Four mechanisms connect greater economic freedom to poverty alleviation. The first is enhanced economic growth and job creation. A freer economy attracts more businesses and investments. Fewer regulations and lower taxes reduce the cost and complexity of starting and operating businesses, which encourages entrepreneurship and leads to job creation and economic growth. This means more opportunities for the poor to climb out of poverty. Second, lower taxes allow for greater rewards to effort, enhancing motivation. Third, the absence of regulation means that many regulatory barriers — such as costly occupational licences or business permits — are eliminated, which allow for new pathways out of poverty to emerge. Fourth, economic freedom flattens barriers to geographic mobility, such that people can move to places of greater opportunity. A contemporary example of this mechanism is land-use regulations in cities which restrict the supply of housing. By increasing the price of housing, these regulations make cities inaccessible to the poor, even if they are hubs of economic opportunities. As such, people are stuck in areas with limited economic opportunities. The removal of these barriers also complements the effect of lower taxes, as factors that demotivate people from trying new pathways are removed. As such, their removal acts as motivator.

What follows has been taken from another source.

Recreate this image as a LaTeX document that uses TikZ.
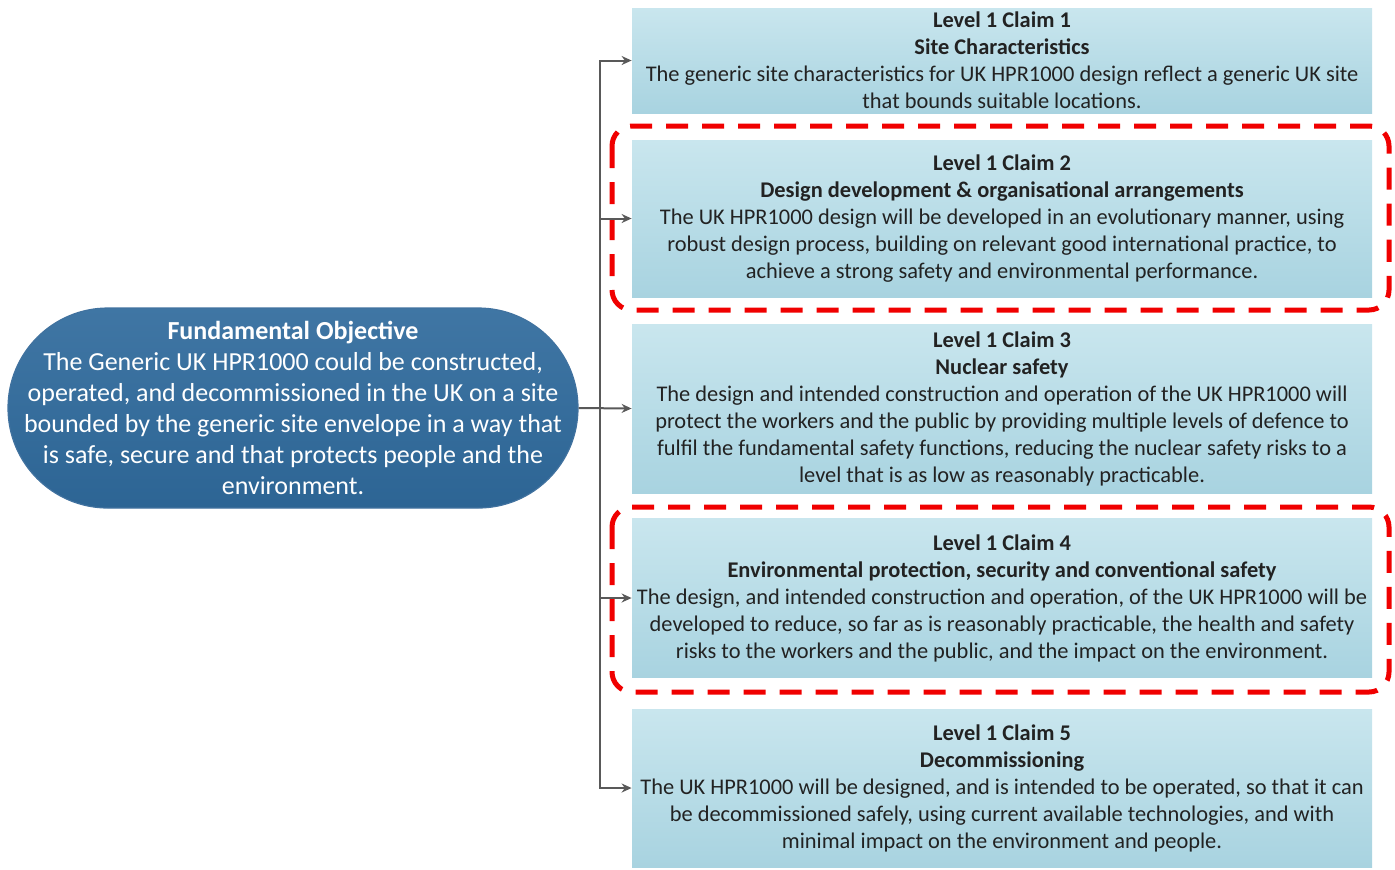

Together, these four mechanisms produce an environment where the poor are given the necessary room to exert agency and improve their lives through their own efforts. The repeated result is sustainable poverty reduction. Notice that nowhere does this negate the possibility of some targeted redistribution — think of Milton Friedman’s basic income proposal or school vouchers — that help pull the poor out of poverty. In other words, these mechanisms mean that we stop pushing the poor down!

Using a rich set of data from Statistics Canada, which tracks the “low-income status” (poverty status) of Canadians since 1992, our research examined various indicators such as the length of poverty spells, rates of entry and exit from poverty, and the persistence of low-income status over time. This detailed data allows us to investigate not just the state of poverty but its dynamics — how people enter and exit poverty, and how long they remain impoverished. This Canadian dataset is unique in the world in terms of quality, coverage, and its ability to study the many different aspects of poverty. We then combined it with the Fraser Institute’s Index of Economic Freedom for Canadian provinces, which has components for government transfers to people, taxation burdens, and regulation of labour.

We found that “extremely” persistent poverty (people who remained more than eight years below the poverty) line was strongly associated with low economic freedom. An extra point on the index of economic freedom — which goes from 0 to 10 — caused a half-point reduction in the rate of extremely persistent poverty.

To give you an idea of the importance of this finding, we took the difference between the provinces of Quebec and Alberta. Both provinces are the extreme ends of the spectrum of economic freedom scores in Canada, with the latter being the freest. We then consider a hypothetical scenario of an “alternate Quebec” with the same level of economic freedom as Alberta. That alternative has an extremely persistent poverty rate of 2.3 percent. In contrast, the “actual” Quebec has a rate of 4.4 percent. Being as economically free as the freest province would cut extremely persistent poverty in Quebec by 50 percent – an immensely desirable result.

We made some similar for a host of other variables such as exit and entry rates out/into poverty and probability of exiting poverty after a given number of years in that condition (poverty traps). For example, we also have the proportion of people who never experience poverty over any eight-year window — we call this “the resistance to poverty rate”. Repeating the same exercise as with extremely persistent poverty rates discussed above, we find that 77.2 percent of people in the “alternate Quebec” never experience poverty — compared with 74.4 percent for the actual Quebec.

Our results were strongest when we considered taxation and labour market regulation. Most importantly, government transfers to individuals had no systematic effect (positive or negative). Why do I say “most importantly”? Because government transfers are the “pulling out” mechanism that everyone discusses in most policy conversations about poverty alleviation. While our findings suggest that they are not damaging, they also suggest that they are not terribly important — especially when contrasted with the potency of economic freedom.

Our findings indicate that it’s time to reevaluate approaches to reducing poverty. While targeted redistributive policies may have their place on an individual basis, focusing primarily on these measures is akin to debating wallpaper choices and paint colors while the house is still being built. These discussions, although pertinent, miss the central issue. The primary focus should be on enhancing economic freedom, as it is the key mechanism that enables individuals to elevate themselves out of poverty. Any improvements in economic freedom directly empower people to improve their own economic situations.